El Banco Central Europeo multiplica sus esfuerzos para subir la variación del IPC hasta un punto “inferior, pero cercano al 2%”, tal como establece su objetivo de inflación. Puede argumentarse que es una política antisocial, dado el carácter regresivo de la inflación, pues carcome el valor de los salarios, las pensiones y los ahorros de los europeos. Incluso, puede decirse que se trata de una política contraria al espíritu de la “estabilidad monetaria”: al querer subir la inflación, el BCE busca debilitar la moneda que debe defender, algo ilógico.
Me quiero referir a otro aspecto de la política monetaria del BCE: la que tiene que ver con las expectativas de inflación y su impacto en los tipos de interés de mercado y las cuentas públicas.
Los precios de los títulos de deuda están en máximos históricos debido a las compras masivas que el BCE viene realizando desde 2014. Eso significa que el rendimiento de los mismos (que varía de manera inversa a su precio) está en mínimos históricos. Tan mínimos, que una gran cantidad de bonos europeos tiene rendimientos negativos (lo que implica que quien los compra recibirá menos dinero que el invertido, lo que añade otro matiz irracional y autodestructivo a la actual política monetaria).

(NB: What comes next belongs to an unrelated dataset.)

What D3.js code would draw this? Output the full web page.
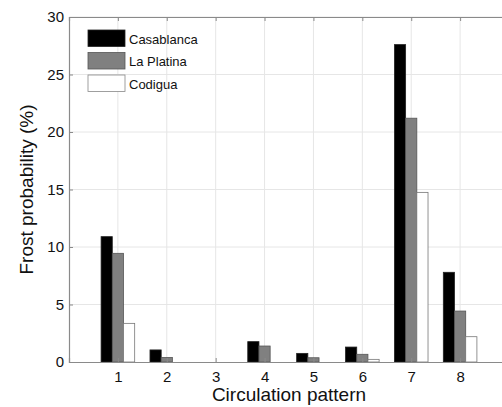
<!DOCTYPE html>
<html><head><meta charset="utf-8">
<script src="https://cdn.jsdelivr.net/npm/d3@7"></script>
<style>body{margin:0;background:#fff;} svg{display:block;}</style>
</head><body>
<svg id="c" width="502" height="407"></svg>
<script>
const patterns = [1,2,3,4,5,6,7,8];
const seriesNames = ["Casablanca","La Platina","Codigua"];
const casablanca = [10.9, 1.05, 0, 1.77, 0.75, 1.3, 27.6, 7.8];
const laPlatina  = [9.45, 0.4, 0, 1.39, 0.37, 0.67, 21.2, 4.43];
const codigua    = [3.36, 0, 0, 0, 0, 0.23, 14.75, 2.2];
const yTicks = [0,5,10,15,20,25,30];
const xTicks = [1,2,3,4,5,6,7,8];

const fills = ["#000000","#808080","#ffffff"];
const strokes = ["#222","#555","#777"];
const series = [casablanca, laPlatina, codigua];

const svg = d3.select("#c");
const L=69, T=17, B=362, R=509;
const x = d3.scaleLinear().domain([0,9]).range([L,R]);
const y = d3.scaleLinear().domain([0,30]).range([B,T]);
const barW = 0.229; // in x units
const FONT = "Liberation Sans, Arial, sans-serif";

// grid
svg.append("g").selectAll("line").data(yTicks.slice(1)).join("line")
  .attr("x1",L).attr("x2",R).attr("y1",d=>y(d)).attr("y2",d=>y(d))
  .attr("stroke","#e6e6e6").attr("stroke-width",1);
svg.append("g").selectAll("line").data(xTicks).join("line")
  .attr("y1",T).attr("y2",B).attr("x1",d=>x(d)).attr("x2",d=>x(d))
  .attr("stroke","#e6e6e6").attr("stroke-width",1);

// bars
series.forEach((s,i)=>{
  svg.append("g").selectAll("rect").data(s.map((v,j)=>({p:patterns[j],v})).filter(d=>d.v>0)).join("rect")
    .attr("x",d=>x(d.p+(i-1.5)*barW))
    .attr("width",x(barW)-x(0))
    .attr("y",d=>y(d.v))
    .attr("height",d=>y(0)-y(d.v))
    .attr("fill",fills[i]).attr("stroke",strokes[i]).attr("stroke-width",0.8);
});

// axes
const axCol="#8a8a8a";
const xAxis = svg.append("g").attr("transform",`translate(0,${B})`)
  .call(d3.axisBottom(x).tickValues(xTicks).tickSize(-4).tickPadding(9).tickFormat(d3.format("d")));
const yAxis = svg.append("g").attr("transform",`translate(${L},0)`)
  .call(d3.axisLeft(y).tickValues(yTicks).tickSize(-4).tickPadding(5));
const xTop = svg.append("g").attr("transform",`translate(0,${T})`)
  .call(d3.axisTop(x).tickValues(xTicks).tickSize(-4).tickFormat(""));
[xAxis,yAxis,xTop].forEach(g=>{
  g.select(".domain").attr("stroke",axCol).attr("stroke-width",1.2);
  g.selectAll(".tick line").attr("stroke",axCol);
  g.selectAll("text").attr("fill","#111").style("font-family",FONT).style("font-size","15px");
});

// titles
svg.append("text").attr("x",(L+R)/2).attr("y",401).attr("text-anchor","middle")
  .style("font-family",FONT).style("font-size","19px").attr("fill","#111")
  .text("Circulation pattern");
svg.append("text").attr("transform",`translate(33,${(T+B)/2}) rotate(-90)`).attr("text-anchor","middle")
  .style("font-family",FONT).style("font-size","19px").attr("fill","#111")
  .text("Frost probability (%)");

// legend
const lg = svg.append("g");
seriesNames.forEach((n,i)=>{
  const yy = 30 + i*22.5;
  lg.append("rect").attr("x",88).attr("y",yy).attr("width",37).attr("height",16.5)
    .attr("fill",fills[i]).attr("stroke",i===2?"#888":strokes[i]).attr("stroke-width",0.8);
  lg.append("text").attr("x",129).attr("y",yy+13.5)
    .style("font-family",FONT).style("font-size","13px").attr("fill","#111")
    .text(n);
});
</script>
</body></html>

Esos rendimientos negativos incluyen la expectativa de una inflación nula o ligeramente negativa. Si las expectativas sobre el futuro de la inflación aumentaran (sea porque comienzan a trasladarse las subidas de precio que ya tienen las materias primas, sea porque aumenta la inflación en EEUU, o por cualquier otra razón), la cotización de los títulos de deuda caería. Es decir, sus rendimientos aumentarían aunque el BCE continuara comprando bonos en el mercado.
El monstruo de la inflación es muy difícil de domesticar. Por eso llevó décadas domarlo. Sin embargo, los aprendices de brujo que hoy mandan en Frankfurt piensan en él como si se tratara de un caniche: creen que podrán ponerle una correa y sacarlo de paseo mansamente. No solo la historia muestra su error: información preliminar apunta a que la inflación de la eurozona saltó hasta +0,9% en enero, principalmente por la subida del precio de la energía.
Imaginemos, no obstante, que están en lo cierto y que la inflación, en unos pocos trimestres, se sitúa en casi el 2%, manteniéndose en ese nivel las expectativas inflacionarias. Eso significaría que el rendimiento de los bonos tendría que aumentar 2 puntos porcentuales. Entonces, el bono a 10 años que ahora el Tesoro español coloca con un rendimiento de poco más de 0%, pasaría a ser colocado al 2%.
En ese punto, la acción de los alquimistas de Frankfurt confluye con la irresponsabilidad temeraria con la que el cuarteto Sánchez-Iglesias-Calviño-Montero gestiona las cuentas del Reino. Gestión que se resume en gastar siempre un poco más, a pagar con más impuestos y, en especial, más deuda pública.
Hacia el final del corriente año, la deuda pública española rondará el 125% del PIB. En el escenario del tipo “Alicia en el país de las maravillas” que estamos imaginando, en el que la inflación es un caniche, un aumento de 2 puntos porcentuales en el rendimiento de los bonos del Tesoro significaría aumentar el gasto en intereses en el equivalente a 2,5% del PIB. Eso supone unos 30.000 millones de euros más por año. Es decir, el doble de lo que se paga ahora.
30.000 millones de euros son una cifra capaz de descuadrar cualquier presupuesto. Pero el asunto podría ser peor: el rendimiento medio del bono español a 10 años desde el lanzamiento del euro es 3,6%. Por lo tanto, imaginar uno del 2% implica suponer un rendimiento muy bajo.
¿Hasta dónde puede subir el rendimiento de los bonos españoles? ¿Qué tan rápida sería la subida? Cada uno puede hacer los supuestos que prefiera. En cualquier caso, el juego que surge del experimento monetario del BCE y la colosal y creciente deuda española, se parece cada vez más a una ruleta rusa en la que la cabeza la pone el pueblo español, pero el gatillo lo controlan los imprudentes de aquí y allí. ¿A nadie se le ocurre que lo mejor es dejar ya de jugar?